→ Exercise goal:
Write the listing below out again exactly, dropping the images.

"""

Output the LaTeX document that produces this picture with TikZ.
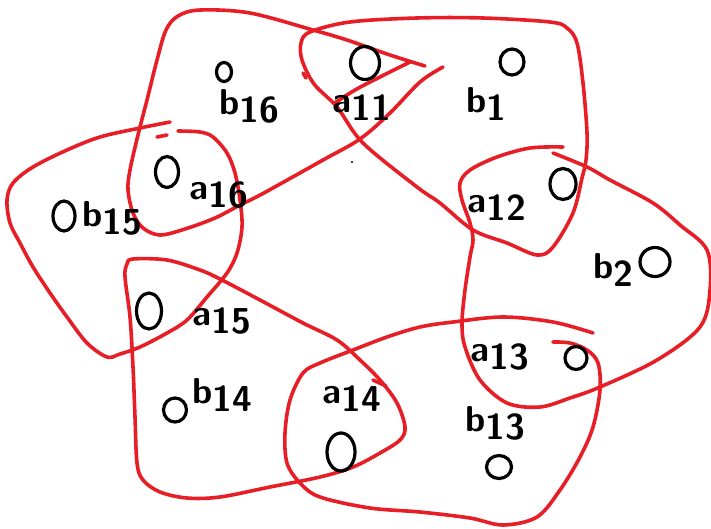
\documentclass[tikz,border=0pt]{standalone}
\usetikzlibrary{shapes.geometric}
\definecolor{hred}{RGB}{232,30,38}
\newcommand\sublab[2]{#1\raisebox{-0.22em}{#2}}
\tikzset{
  hedge/.style={draw=hred, line width=3.6pt, line cap=round, line join=round},
  vtx/.style={draw=black, ellipse, line width=3.2pt, inner sep=0pt},
  lbl/.style={font=\fontsize{36}{36}\sffamily\bfseries, inner sep=0pt, text=black},
}
\begin{document}
\begin{tikzpicture}[x=1pt,y=-1pt]
\useasboundingbox (0,0) rectangle (711,528);
\fill[white] (0,0) rectangle (711,528);

% hyperedge curves
% A: {b16, a11, a16}
\draw[hedge] plot[smooth, tension=0.55] coordinates {(425,66) (390,55) (347,40) (313,30) (250,13) (200,10) (178,16) (166,30) (157,60) (147,100) (138,135) (130,170) (128,190) (133,213) (143,228) (160,235) (185,229) (215,218) (240,205) (262,194) (323,160) (360,139) (390,113) (420,82) (443,67)};
\draw[hedge] plot[smooth, tension=0.55] coordinates {(410,62) (380,77) (355,90) (335,103)};
% B: {a11, b1, a12}
\draw[hedge] plot[smooth cycle, tension=0.55] coordinates {(302,60) (301,43) (310,32) (350,22) (417,18) (483,18) (550,22) (567,28) (577,43) (583,83) (587,133) (586,160) (582,178) (573,213) (553,247) (537,255) (507,243) (473,230) (440,203) (417,187) (363,143) (337,107) (314,84)};
\draw[hedge] (306,78) -- (303,73);
% C: {a12, b2, a13}
\draw[hedge] plot[smooth, tension=0.55] coordinates {(563,147) (530,148) (497,157) (470,170) (460,183) (462,200) (470,223) (473,240) (470,257) (465,290) (462,323) (465,347) (480,380) (507,403) (540,407) (570,398) (600,387) (657,360) (700,327) (710,290) (707,250) (680,225) (653,203) (610,180) (587,167) (553,153)};
% D: {a13, b13, a14}
\draw[hedge] plot[smooth, tension=0.55] coordinates {(593,333) (553,322) (503,317) (453,322) (420,327) (387,337) (353,350) (320,363) (303,373) (290,400) (285,433) (287,463) (300,483) (320,497) (370,508) (420,512) (470,518) (503,525) (537,517) (560,490) (580,457) (593,427) (600,390) (598,363) (587,350) (570,343) (553,342)};
% E: {a14, b14, a15}
\draw[hedge] plot[smooth cycle, tension=0.55] coordinates {(133,259) (167,260) (200,270) (220,279) (260,300) (303,323) (337,340) (360,360) (380,380) (397,403) (405,427) (400,440) (380,453) (353,467) (320,477) (270,487) (220,497) (187,498) (160,492) (143,480) (137,463) (135,417) (133,367) (130,317) (125,277) (127,264)};
\draw[hedge] (373,380) -- (386,386);
% F: {a15, b15, a16}
\draw[hedge] plot[smooth, tension=0.55] coordinates {(170,122) (140,128) (100,137) (67,150) (33,167) (13,183) (7,200) (10,223) (20,243) (33,267) (50,293) (67,317) (87,343) (107,357) (120,354) (140,347) (167,333) (187,320) (207,297) (227,273) (237,253) (242,227) (240,200) (235,173) (227,153) (213,137) (200,132) (178,131)};
\draw[hedge] (157,137) -- (167,135);

% vertices
\node[vtx, minimum width=15pt, minimum height=19pt] (vb16) at (224,72) {};
\node[vtx, minimum width=29pt, minimum height=33pt] (va11) at (365,63) {};
\node[vtx, minimum width=24pt, minimum height=26pt] (vb1) at (512,62) {};
\node[vtx, minimum width=26pt, minimum height=31pt] (va12) at (563,184) {};
\node[vtx, minimum width=30pt, minimum height=29pt] (vb2) at (655,262) {};
\node[vtx, minimum width=22pt, minimum height=23pt] (va13) at (576,358) {};
\node[vtx, minimum width=25pt, minimum height=23pt] (vb13) at (499,467) {};
\node[vtx, minimum width=28pt, minimum height=38pt] (va14) at (341,452) {};
\node[vtx, minimum width=23pt, minimum height=24pt] (vb14) at (175,410) {};
\node[vtx, minimum width=25pt, minimum height=36pt] (va15) at (149,311) {};
\node[vtx, minimum width=22pt, minimum height=30pt] (vb15) at (64,216) {};
\node[vtx, minimum width=23pt, minimum height=31pt] (va16) at (167,172) {};

% labels
\node[lbl] (la11) at (362,108) {\sublab{a}{11}};
\node[lbl] (lb16) at (249,106) {\sublab{b}{16}};
\node[lbl] (lb1) at (486,104) {\sublab{b}{1}};
\node[lbl] (la12) at (497,208) {\sublab{a}{12}};
\node[lbl] (lb2) at (613,270) {\sublab{b}{2}};
\node[lbl] (la13) at (500,357) {\sublab{a}{13}};
\node[lbl] (lb13) at (495,423) {\sublab{b}{13}};
\node[lbl] (la14) at (352,399) {\sublab{a}{14}};
\node[lbl] (lb14) at (222,395) {\sublab{b}{14}};
\node[lbl] (la15) at (222,321) {\sublab{a}{15}};
\node[lbl] (lb15) at (112,218) {\sublab{b}{15}};
\node[lbl] (la16) at (219,195) {\sublab{a}{16}};

\fill (352,162) circle (1.2pt);
\end{tikzpicture}
\end{document}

"""

→ Problem solution:
Output the LaTeX document that produces this picture with TikZ.
\documentclass[tikz,border=0pt]{standalone}
\usetikzlibrary{shapes.geometric}
\definecolor{hred}{RGB}{232,30,38}
\newcommand\sublab[2]{#1\raisebox{-0.22em}{#2}}
\tikzset{
  hedge/.style={draw=hred, line width=3.6pt, line cap=round, line join=round},
  vtx/.style={draw=black, ellipse, line width=3.2pt, inner sep=0pt},
  lbl/.style={font=\fontsize{36}{36}\sffamily\bfseries, inner sep=0pt, text=black},
}
\begin{document}
\begin{tikzpicture}[x=1pt,y=-1pt]
\useasboundingbox (0,0) rectangle (711,528);
\fill[white] (0,0) rectangle (711,528);

% hyperedge curves
% A: {b16, a11, a16}
\draw[hedge] plot[smooth, tension=0.55] coordinates {(425,66) (390,55) (347,40) (313,30) (250,13) (200,10) (178,16) (166,30) (157,60) (147,100) (138,135) (130,170) (128,190) (133,213) (143,228) (160,235) (185,229) (215,218) (240,205) (262,194) (323,160) (360,139) (390,113) (420,82) (443,67)};
\draw[hedge] plot[smooth, tension=0.55] coordinates {(410,62) (380,77) (355,90) (335,103)};
% B: {a11, b1, a12}
\draw[hedge] plot[smooth cycle, tension=0.55] coordinates {(302,60) (301,43) (310,32) (350,22) (417,18) (483,18) (550,22) (567,28) (577,43) (583,83) (587,133) (586,160) (582,178) (573,213) (553,247) (537,255) (507,243) (473,230) (440,203) (417,187) (363,143) (337,107) (314,84)};
\draw[hedge] (306,78) -- (303,73);
% C: {a12, b2, a13}
\draw[hedge] plot[smooth, tension=0.55] coordinates {(563,147) (530,148) (497,157) (470,170) (460,183) (462,200) (470,223) (473,240) (470,257) (465,290) (462,323) (465,347) (480,380) (507,403) (540,407) (570,398) (600,387) (657,360) (700,327) (710,290) (707,250) (680,225) (653,203) (610,180) (587,167) (553,153)};
% D: {a13, b13, a14}
\draw[hedge] plot[smooth, tension=0.55] coordinates {(593,333) (553,322) (503,317) (453,322) (420,327) (387,337) (353,350) (320,363) (303,373) (290,400) (285,433) (287,463) (300,483) (320,497) (370,508) (420,512) (470,518) (503,525) (537,517) (560,490) (580,457) (593,427) (600,390) (598,363) (587,350) (570,343) (553,342)};
% E: {a14, b14, a15}
\draw[hedge] plot[smooth cycle, tension=0.55] coordinates {(133,259) (167,260) (200,270) (220,279) (260,300) (303,323) (337,340) (360,360) (380,380) (397,403) (405,427) (400,440) (380,453) (353,467) (320,477) (270,487) (220,497) (187,498) (160,492) (143,480) (137,463) (135,417) (133,367) (130,317) (125,277) (127,264)};
\draw[hedge] (373,380) -- (386,386);
% F: {a15, b15, a16}
\draw[hedge] plot[smooth, tension=0.55] coordinates {(170,122) (140,128) (100,137) (67,150) (33,167) (13,183) (7,200) (10,223) (20,243) (33,267) (50,293) (67,317) (87,343) (107,357) (120,354) (140,347) (167,333) (187,320) (207,297) (227,273) (237,253) (242,227) (240,200) (235,173) (227,153) (213,137) (200,132) (178,131)};
\draw[hedge] (157,137) -- (167,135);

% vertices
\node[vtx, minimum width=15pt, minimum height=19pt] (vb16) at (224,72) {};
\node[vtx, minimum width=29pt, minimum height=33pt] (va11) at (365,63) {};
\node[vtx, minimum width=24pt, minimum height=26pt] (vb1) at (512,62) {};
\node[vtx, minimum width=26pt, minimum height=31pt] (va12) at (563,184) {};
\node[vtx, minimum width=30pt, minimum height=29pt] (vb2) at (655,262) {};
\node[vtx, minimum width=22pt, minimum height=23pt] (va13) at (576,358) {};
\node[vtx, minimum width=25pt, minimum height=23pt] (vb13) at (499,467) {};
\node[vtx, minimum width=28pt, minimum height=38pt] (va14) at (341,452) {};
\node[vtx, minimum width=23pt, minimum height=24pt] (vb14) at (175,410) {};
\node[vtx, minimum width=25pt, minimum height=36pt] (va15) at (149,311) {};
\node[vtx, minimum width=22pt, minimum height=30pt] (vb15) at (64,216) {};
\node[vtx, minimum width=23pt, minimum height=31pt] (va16) at (167,172) {};

% labels
\node[lbl] (la11) at (362,108) {\sublab{a}{11}};
\node[lbl] (lb16) at (249,106) {\sublab{b}{16}};
\node[lbl] (lb1) at (486,104) {\sublab{b}{1}};
\node[lbl] (la12) at (497,208) {\sublab{a}{12}};
\node[lbl] (lb2) at (613,270) {\sublab{b}{2}};
\node[lbl] (la13) at (500,357) {\sublab{a}{13}};
\node[lbl] (lb13) at (495,423) {\sublab{b}{13}};
\node[lbl] (la14) at (352,399) {\sublab{a}{14}};
\node[lbl] (lb14) at (222,395) {\sublab{b}{14}};
\node[lbl] (la15) at (222,321) {\sublab{a}{15}};
\node[lbl] (lb15) at (112,218) {\sublab{b}{15}};
\node[lbl] (la16) at (219,195) {\sublab{a}{16}};

\fill (352,162) circle (1.2pt);
\end{tikzpicture}
\end{document}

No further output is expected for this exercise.